Telciu (Telcs; Teltsch) is a commune in Bistrița-Năsăud County, Transylvania, Romania. It is composed of four villages: Bichigiu (part of Coșbuc until 2004; Bükkös), Fiad (Bánffytelep), Telcișor, and Telciu.

The commune is located in the northern part of the county, 44 km from its capital, Bistrița, on the border with Maramureș County. It is crossed by national road DN17C, which runs straight north from Bistrița to Moisei, close to the Ukrainian border. Train stations in Bichigiu, Telciu, Fiezel, and Fiad serve a Căile Ferate Române rail line.

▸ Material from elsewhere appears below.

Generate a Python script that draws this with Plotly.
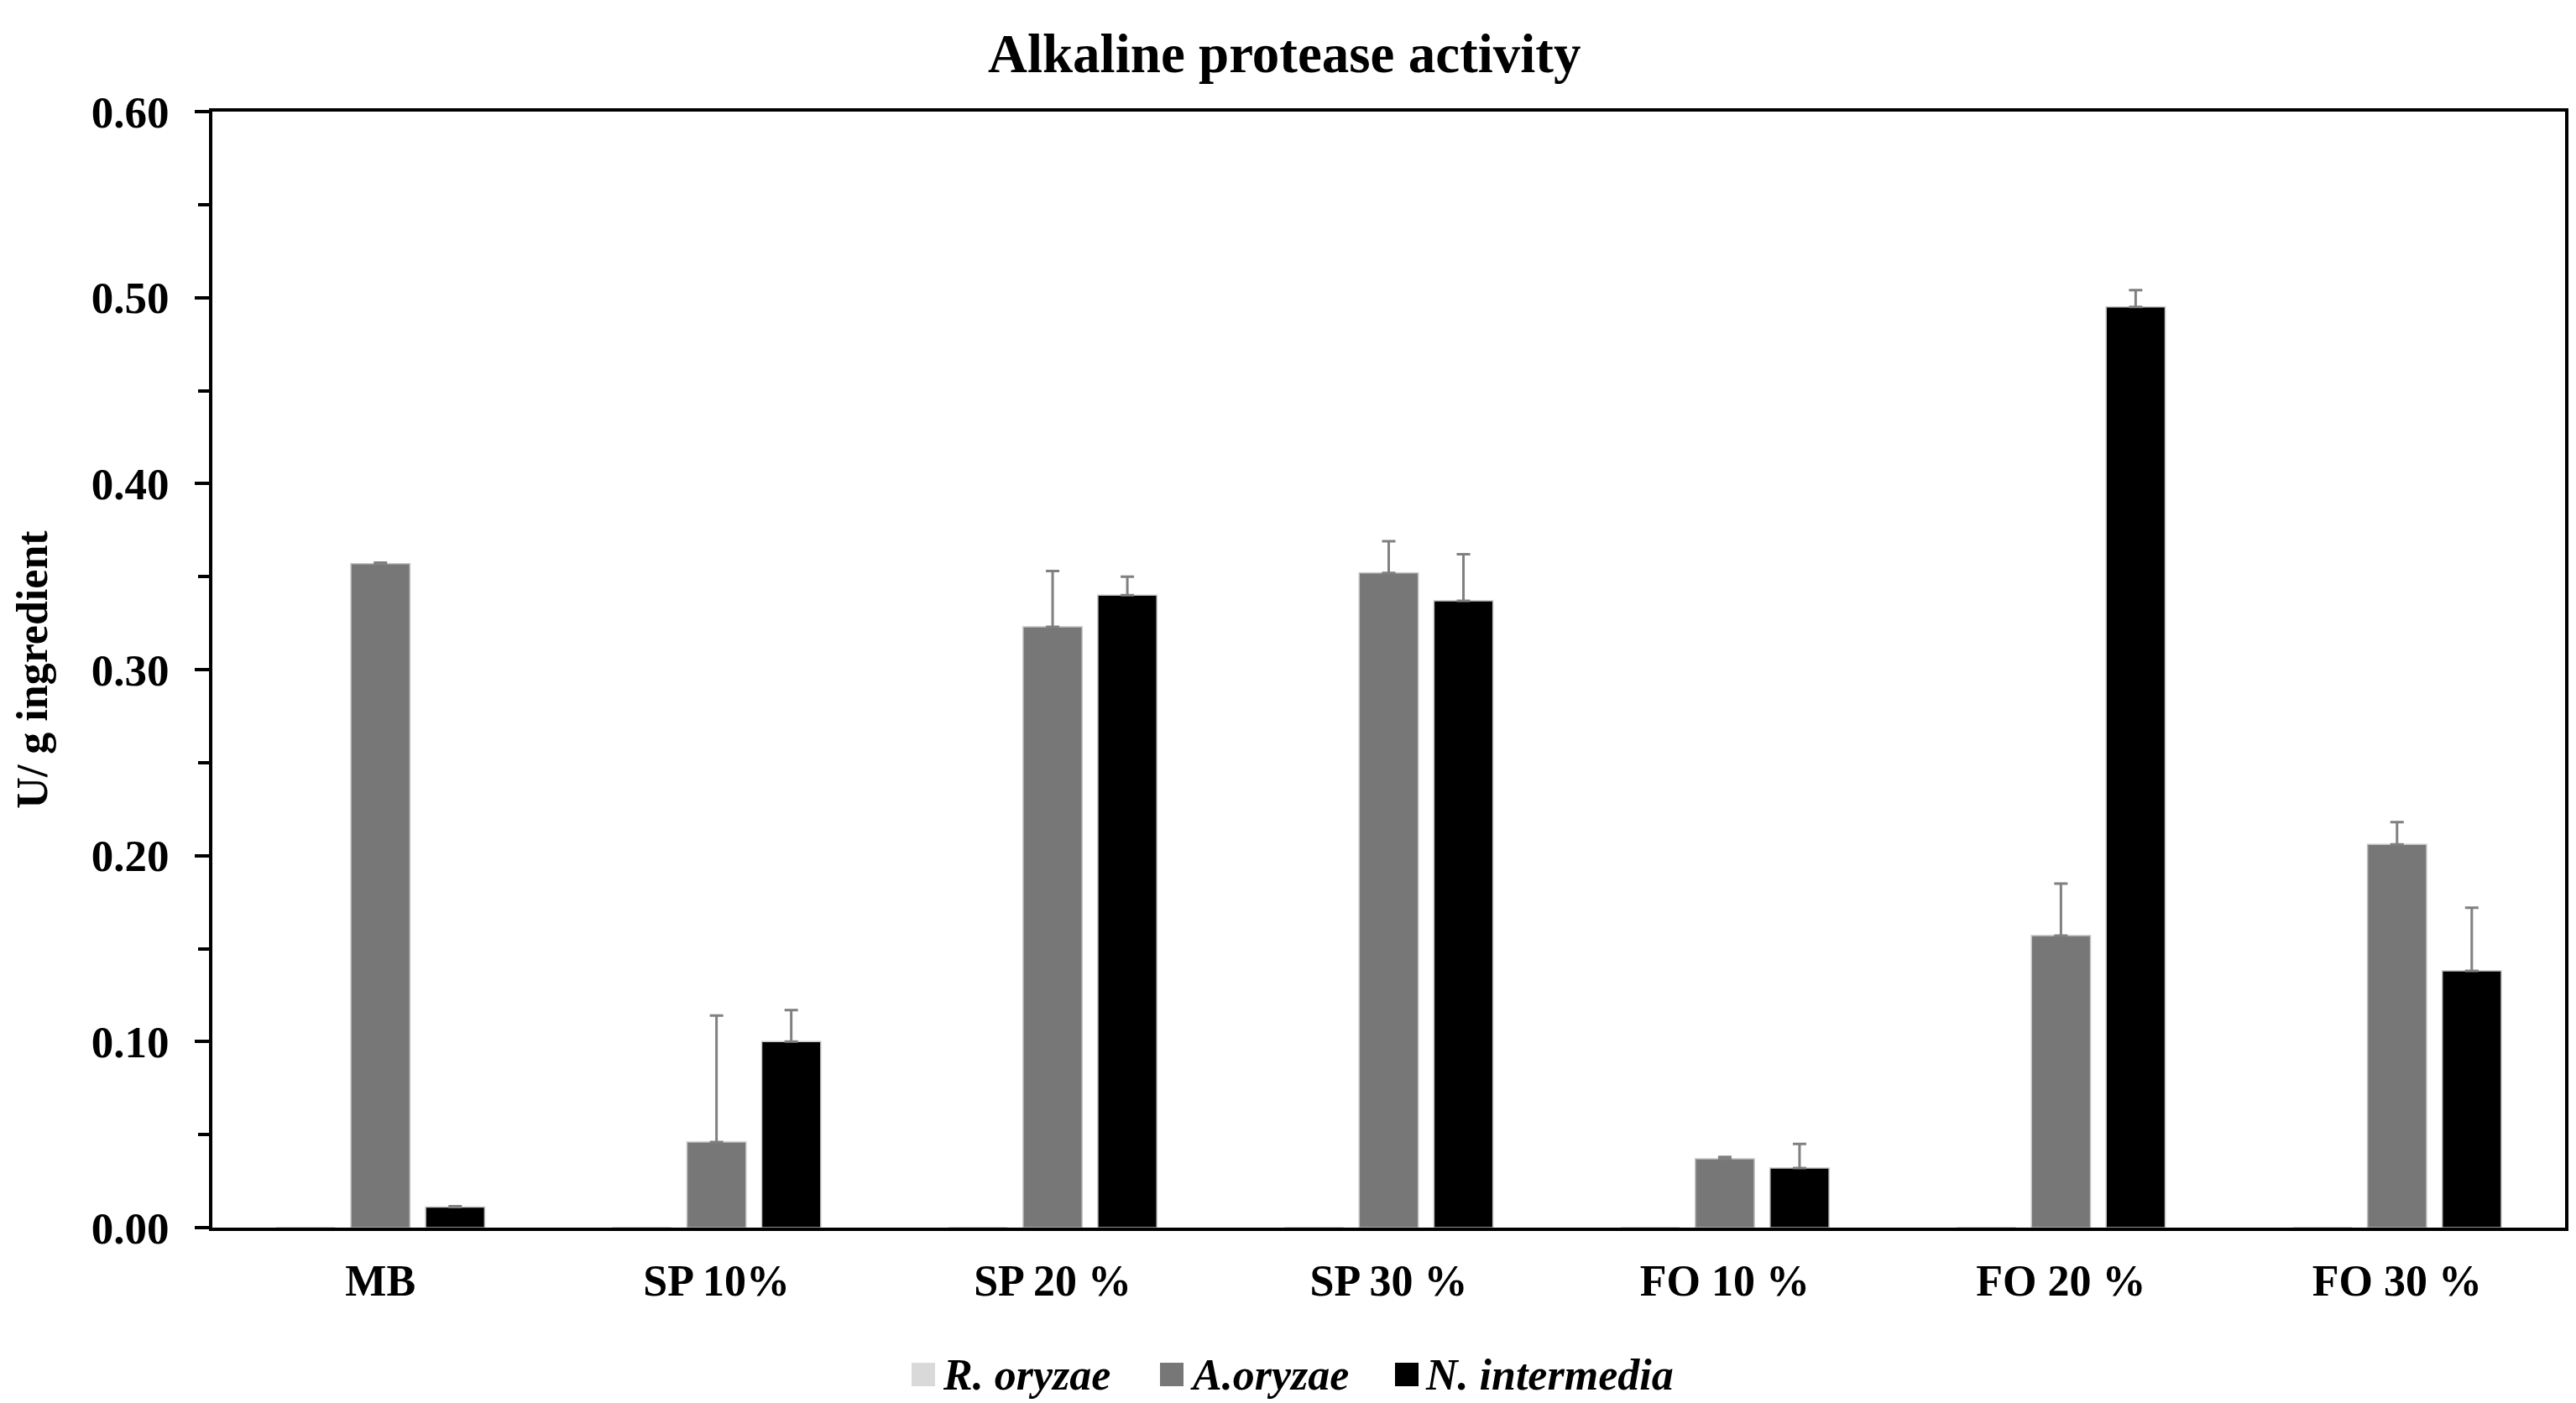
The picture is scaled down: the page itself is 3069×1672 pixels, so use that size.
import plotly.graph_objects as go

# Categories and series
categories = ['MB', 'SP 10%', 'SP 20 %', 'SP 30 %', 'FO 10 %', 'FO 20 %', 'FO 30 %']
series_names = ['R. oryzae', 'A.oryzae', 'N. intermedia']
series_colors = ['#d9d9d9', '#777777', '#000000']

# Activity values (U/ g ingredient)
r_oryzae = [0, 0, 0, 0, 0, 0, 0]
a_oryzae = [0.357, 0.046, 0.323, 0.352, 0.037, 0.157, 0.206]
n_intermedia = [0.011, 0.100, 0.340, 0.337, 0.032, 0.495, 0.138]

# Upper error bars
r_oryzae_err = [0, 0, 0, 0, 0, 0, 0]
a_oryzae_err = [0.0005, 0.068, 0.030, 0.017, 0.001, 0.028, 0.012]
n_intermedia_err = [0.0005, 0.017, 0.010, 0.025, 0.013, 0.009, 0.034]

y_tick_vals = [0.0, 0.1, 0.2, 0.3, 0.4, 0.5, 0.6]

FONT = 'Liberation Serif'

fig = go.Figure()

values = [r_oryzae, a_oryzae, n_intermedia]
errors = [r_oryzae_err, a_oryzae_err, n_intermedia_err]

for name, color, vals, errs in zip(series_names, series_colors, values, errors):
    fig.add_trace(
        go.Bar(
            x=categories,
            y=vals,
            name=name,
            marker=dict(color=color, line=dict(color='#c4c4c4', width=1.5)),
            error_y=dict(
                type='data',
                array=errs,
                symmetric=False,
                arrayminus=[0] * len(errs),
                color='#808080',
                thickness=3,
                width=8,
                visible=any(e > 0 for e in errs),
            ),
            showlegend=False,
        )
    )

# Manual legend (larger swatches than plotly's built-in legend)
plot_left, plot_right = 245, 3048
plot_w = plot_right - plot_left
legend_swatch_px = [1092, 1388, 1668]
legend_text_px = [1113, 1408, 1688]
legend_y = -0.1316

for name, color, sx, tx in zip(series_names, series_colors, legend_swatch_px, legend_text_px):
    fig.add_shape(
        type='rect',
        xref='paper', yref='paper',
        xsizemode='pixel', ysizemode='pixel',
        xanchor=(sx - plot_left) / plot_w, yanchor=legend_y,
        x0=-14, x1=14, y0=-14, y1=14,
        fillcolor=color, line=dict(width=0),
    )
    fig.add_annotation(
        text=name,
        xref='paper', yref='paper',
        x=(tx - plot_left) / plot_w, y=legend_y,
        xanchor='left', yanchor='middle',
        showarrow=False,
        font=dict(family=FONT, size=52, color='black', weight='bold', style='italic'),
    )

fig.update_layout(
    width=3069,
    height=1672,
    margin=dict(l=plot_left, r=3069 - plot_right, t=125, b=217),
    paper_bgcolor='white',
    plot_bgcolor='white',
    barmode='group',
    bargap=0.333,
    bargroupgap=0.21,
    title=dict(
        text='Alkaline protease activity',
        xref='container', x=0.496,
        yref='container', y=1 - 55 / 1672,
        xanchor='center', yanchor='middle',
        font=dict(family=FONT, size=65, color='black', weight='bold'),
    ),
    font=dict(family=FONT, color='black'),
)

fig.update_xaxes(
    showline=True,
    linecolor='black',
    linewidth=4,
    mirror=True,
    ticks='',
    showgrid=False,
    tickfont=dict(family=FONT, size=52, color='black', weight='bold'),
    ticklabelstandoff=15,
)

fig.update_yaxes(
    range=[0, 0.6],
    tickvals=y_tick_vals,
    tickformat='.2f',
    showline=True,
    linecolor='black',
    linewidth=4,
    mirror=True,
    ticks='outside',
    ticklen=17,
    tickwidth=4,
    tickcolor='black',
    minor=dict(dtick=0.05, ticks='outside', ticklen=13, tickwidth=4, tickcolor='black'),
    showgrid=False,
    zeroline=False,
    tickfont=dict(family=FONT, size=53, color='black', weight='bold'),
    ticklabelstandoff=20,
    title=dict(
        text='U/ g ingredient',
        font=dict(family=FONT, size=52, color='black', weight='bold'),
        standoff=36,
    ),
)

fig.write_html('out.html')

Telciu lies in a hilly area, at the foot of the Rodna Mountains. The river Sălăuța flows through Telciu; two of its right tributaries, the rivers Fiad and Bichigiu, discharge into the Sălăuța in the eponymous villages. The Tăușoare-Zalion Reserve is located on the administrative territory of the commune. The reserve features the Tăușoare Cave; with a length of 20 km and a depth of 413.5 m, this is the deepest and the third longest cave in Romania.

At the 2011 census, Telciu had 5,798 inhabitants, of which 95.81% were ethnic Romanians. At the 2021 census, the commune had a population of 5,498, of which 94.51% were ethnic Romanians.